▶ _INSTRUCTIONS FOR THE TASK_
Print nothing but the lines from the start of the listing below through the line that contains "const enthalpyEnergy = 34.2;". Do not include the pictures.
..........
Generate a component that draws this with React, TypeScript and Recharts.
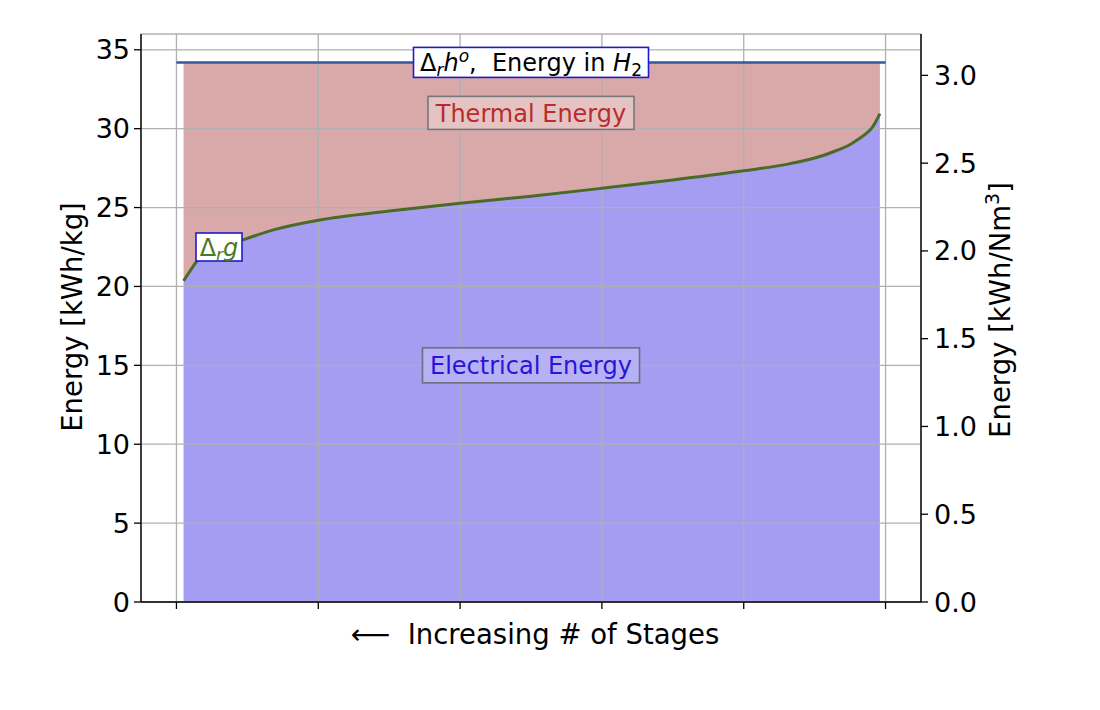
import React from "react";
import {
  ComposedChart,
  Area,
  Line,
  XAxis,
  YAxis,
  CartesianGrid,
  ReferenceDot,
  Label,
} from "recharts";

// Gibbs energy curve (x in tick units, y in kWh/kg)
const stageX = [
  0.05, 0.09, 0.14, 0.25, 0.35, 0.47, 0.69, 1.0, 1.5, 2.0, 2.5, 3.0, 3.5,
  4.0, 4.32, 4.56, 4.65, 4.75, 4.8, 4.86, 4.9, 4.93, 4.96,
];
const gibbsEnergy = [
  20.35, 20.9, 21.55, 22.2, 22.55, 22.95, 23.6, 24.2, 24.78, 25.28, 25.72,
  26.22, 26.75, 27.33, 27.77, 28.3, 28.6, 29.0, 29.28, 29.67, 30.0, 30.42,
  30.95,
];

// enthalpy line (energy in H2)
const enthalpyX = [0, 5];
const enthalpyEnergy = 34.2;

// ticks
const xTicks = [0, 1, 2, 3, 4, 5];
const kgTicks = [0, 5, 10, 15, 20, 25, 30, 35];
const nm3Ticks = [0, 0.5, 1.0, 1.5, 2.0, 2.5, 3.0];
const kgMax = 36;
const nm3PerKg = 0.08988; // kg of H2 per Nm3

const curveRows = stageX.map((x, i) => ({ x, g: gibbsEnergy[i] }));
const enthalpyRows = enthalpyX.map((x) => ({ x, h: enthalpyEnergy }));

const FONT = "DejaVu Sans";

type BoxCfg = {
  w: number;
  h: number;
  bg: string;
  border: string;
  color: string;
  body: React.ReactNode;
};

const boxLabel = (cfg: BoxCfg) => (props: any) => {
  const vb = props.viewBox || {};
  const cx = vb.x + (vb.width || 0) / 2;
  const cy = vb.y + (vb.height || 0) / 2;
  return (
    <g>
      <rect
        x={cx - cfg.w / 2}
        y={cy - cfg.h / 2}
        width={cfg.w}
        height={cfg.h}
        fill={cfg.bg}
        stroke={cfg.border}
        strokeWidth={1.6}
      />
      <text
        x={cx}
        y={cy}
        dy="0.36em"
        textAnchor="middle"
        fontSize={24}
        fontFamily={FONT}
        fill={cfg.color}
        style={{ whiteSpace: "pre" }}
      >
        {cfg.body}
      </text>
    </g>
  );
};

const axisTitle =
  (text: React.ReactNode, dx: number, dy: number, angle: number) =>
  (props: any) => {
    const vb = props.viewBox || {};
    const cx = vb.x + dx;
    const cy = vb.y + dy;
    return (
      <text
        x={cx}
        y={cy}
        dy="0.36em"
        textAnchor="middle"
        fontSize={27.5}
        fontFamily={FONT}
        fill="#000"
        transform={angle ? `rotate(${angle}, ${cx}, ${cy})` : undefined}
        style={{ whiteSpace: "pre" }}
      >
        {text}
      </text>
    );
  };

const tickStyle = { fontSize: 27, fill: "#000", fontFamily: FONT };

const App: React.FC = () => {
  return (
    <div
      style={{
        position: "absolute",
        left: 0,
        top: 0,
        width: 1100,
        height: 710,
        background: "#fff",
      }}
    >
      <ComposedChart
        width={1100}
        height={710}
        data={curveRows}
        margin={{ top: 34, right: 21, bottom: 0, left: 0 }}
      >
        <XAxis
          xAxisId="bottom"
          dataKey="x"
          type="number"
          domain={[-0.25, 5.25]}
          ticks={xTicks}
          allowDataOverflow
          height={108}
          tickSize={7}
          tickFormatter={() => ""}
          axisLine={{ stroke: "#000", strokeWidth: 1.4 }}
          tickLine={{ stroke: "#000", strokeWidth: 1.3 }}
        >
          <Label
            content={axisTitle("\u27F5  Increasing # of Stages", 394, 32, 0)}
          />
        </XAxis>
        <XAxis
          xAxisId="top"
          orientation="top"
          type="number"
          domain={[-0.25, 5.25]}
          height={0}
          tick={false}
          tickLine={false}
          axisLine={{ stroke: "#000", strokeWidth: 1.4 }}
        />
        <YAxis
          yAxisId="kg"
          type="number"
          domain={[0, kgMax]}
          ticks={kgTicks}
          allowDataOverflow
          width={141}
          tick={tickStyle}
          tickSize={7}
          tickMargin={4}
          axisLine={{ stroke: "#000", strokeWidth: 1.4 }}
          tickLine={{ stroke: "#000", strokeWidth: 1.3 }}
        >
          <Label content={axisTitle("Energy [kWh/kg]", 72, 283, -90)} />
        </YAxis>
        <YAxis
          yAxisId="nm3"
          orientation="right"
          type="number"
          domain={[0, kgMax * nm3PerKg]}
          ticks={nm3Ticks}
          allowDataOverflow
          width={158}
          tick={tickStyle}
          tickSize={7}
          tickMargin={6}
          tickFormatter={(v: number) => v.toFixed(1)}
          axisLine={{ stroke: "#000", strokeWidth: 1.4 }}
          tickLine={{ stroke: "#000", strokeWidth: 1.3 }}
        >
          <Label
            content={axisTitle(
              <>
                Energy [kWh/Nm<tspan fontSize={19} dy={-11}>3</tspan>
                <tspan dy={11}>]</tspan>
              </>,
              79,
              276,
              -90
            )}
          />
        </YAxis>

        {/* electrical share: 0 .. Δg */}
        <Area
          xAxisId="bottom"
          yAxisId="kg"
          dataKey="g"
          type="monotone"
          baseValue={0}
          fill="#a59df2"
          fillOpacity={1}
          stroke="none"
          isAnimationActive={false}
        />
        {/* thermal share: Δg .. Δh */}
        <Area
          xAxisId="bottom"
          yAxisId="kg"
          dataKey={(d: any) => [d.g, enthalpyEnergy]}
          type="monotone"
          fill="#d9a8a8"
          fillOpacity={1}
          stroke="none"
          isAnimationActive={false}
        />

        <CartesianGrid
          xAxisId="bottom"
          yAxisId="kg"
          stroke="#b0b0b0"
          strokeWidth={1.3}
          fill="none"
          zIndex={150}
        />

        <Line
          xAxisId="bottom"
          yAxisId="kg"
          dataKey="g"
          type="monotone"
          stroke="#4a6b27"
          strokeWidth={3}
          dot={false}
          isAnimationActive={false}
        />
        <Line
          xAxisId="bottom"
          yAxisId="kg"
          data={enthalpyRows}
          dataKey="h"
          type="linear"
          stroke="#3556a0"
          strokeWidth={2.5}
          dot={false}
          isAnimationActive={false}
        />

        <ReferenceDot
          xAxisId="bottom"
          yAxisId="kg"
          x={2.5}
          y={enthalpyEnergy}
          r={0}
          fill="none"
          stroke="none"
          label={{
            content: boxLabel({
              w: 235,
              h: 30,
              bg: "#fff",
              border: "#1c1ccc",
              color: "#000",
              body: (
                <>
                  {"\u0394"}
                  <tspan fontStyle="italic" fontSize={17} dy={5}>
                    r
                  </tspan>
                  <tspan fontStyle="italic" dy={-5}>
                    h
                  </tspan>
                  <tspan fontStyle="italic" fontSize={17} dy={-9}>
                    o
                  </tspan>
                  <tspan dy={9}>{",  Energy in "}</tspan>
                  <tspan fontStyle="italic">H</tspan>
                  <tspan fontSize={17} dy={5}>
                    2
                  </tspan>
                </>
              ),
            }),
          }}
        />
        <ReferenceDot
          xAxisId="bottom"
          yAxisId="kg"
          x={2.5}
          y={31}
          r={0}
          fill="none"
          stroke="none"
          label={{
            content: boxLabel({
              w: 206,
              h: 33,
              bg: "#e6c3c3",
              border: "#777",
              color: "#b82c2c",
              body: "Thermal Energy",
            }),
          }}
        />
        <ReferenceDot
          xAxisId="bottom"
          yAxisId="kg"
          x={2.5}
          y={15}
          r={0}
          fill="none"
          stroke="none"
          label={{
            content: boxLabel({
              w: 217,
              h: 35,
              bg: "#b6b1f5",
              border: "#6e6e80",
              color: "#2b14d4",
              body: "Electrical Energy",
            }),
          }}
        />
        <ReferenceDot
          xAxisId="bottom"
          yAxisId="kg"
          x={0.3}
          y={22.5}
          r={0}
          fill="none"
          stroke="none"
          label={{
            content: boxLabel({
              w: 46,
              h: 28,
              bg: "#fff",
              border: "#1c1ccc",
              color: "#4b7a24",
              body: (
                <>
                  {"\u0394"}
                  <tspan fontStyle="italic" fontSize={17} dy={5}>
                    r
                  </tspan>
                  <tspan fontStyle="italic" dy={-5}>
                    g
                  </tspan>
                </>
              ),
            }),
          }}
        />
      </ComposedChart>
    </div>
  );
};

export default App;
..........
▶ _TASK OUTPUT_
Generate a component that draws this with React, TypeScript and Recharts.
import React from "react";
import {
  ComposedChart,
  Area,
  Line,
  XAxis,
  YAxis,
  CartesianGrid,
  ReferenceDot,
  Label,
} from "recharts";

// Gibbs energy curve (x in tick units, y in kWh/kg)
const stageX = [
  0.05, 0.09, 0.14, 0.25, 0.35, 0.47, 0.69, 1.0, 1.5, 2.0, 2.5, 3.0, 3.5,
  4.0, 4.32, 4.56, 4.65, 4.75, 4.8, 4.86, 4.9, 4.93, 4.96,
];
const gibbsEnergy = [
  20.35, 20.9, 21.55, 22.2, 22.55, 22.95, 23.6, 24.2, 24.78, 25.28, 25.72,
  26.22, 26.75, 27.33, 27.77, 28.3, 28.6, 29.0, 29.28, 29.67, 30.0, 30.42,
  30.95,
];

// enthalpy line (energy in H2)
const enthalpyX = [0, 5];
const enthalpyEnergy = 34.2;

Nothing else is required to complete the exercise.